One time, Sharpe came across a young boy carving his initials in a wooden bridge built more than 50 years ago. A case of unsupervised kid’s stuff, right?

“Well, his parents were right there admiring junior’s handiwork,” Sharpe says.

City campgrounds, state recreation areas, Bureau of Land Management property—all suffer the same problems as our national parks. Sharpe remembers visiting a British Columbia provincial park on Vancouver Island that spent $50,000 every five years to have initials and symbols smoothed from the tops of their picnic tables.
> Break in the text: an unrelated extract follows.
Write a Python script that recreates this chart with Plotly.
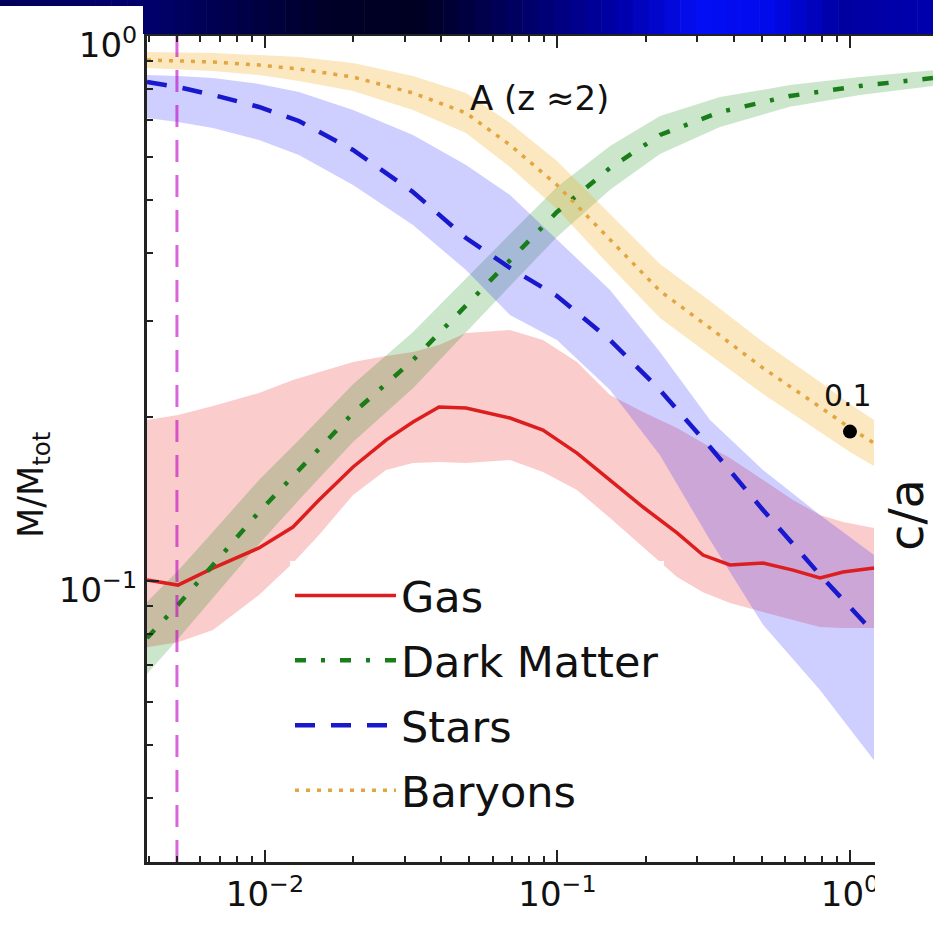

Over the years many of Sharpe’s students became park interpreters, so he suggested having interpreters inform the public about the cost of the damage. The effort is particularly important for parks such as Rainier or the Joshua Tree National Monument a few hours from Los Angeles. Both are near fast-growing urban centers and can expect use to increase rapidly during the next 20 or 30 years.

Hardest hit will be the park’s “frontcountry,” places that are readily accessible. For example, more than 60 percent of visitors to Rainier stop at Paradise Meadows and most of them stroll and take pictures within half a mile or so of the parking lot. Johnson’s nationwide survey estimates that frontcountry areas have sustained $66 million in repairable damages and will need $16 million a year for cleaning up litter, graffiti and the like.

Especially vulnerable are historical, archaeological and paleontological sites in the frontcountry. Arizona’s Petrified Forest National Park is one example. The park has petrified trunks of trees from forests that stood 230 million years ago, about the time many reptiles, including dinosaurs, appeared on Earth. Even with vigilance, frontcountry sites in the park are being picked clean of any hunks of petrified wood small enough to lift.

Backcountry costs, though smaller, still weigh in at $14 million for repairable damages and $3 million for clean up.

“Much of this is the creeping, insidious impacts of minor rules violations that, in the long run, are more destructive than blatant vandalism,” Johnson says.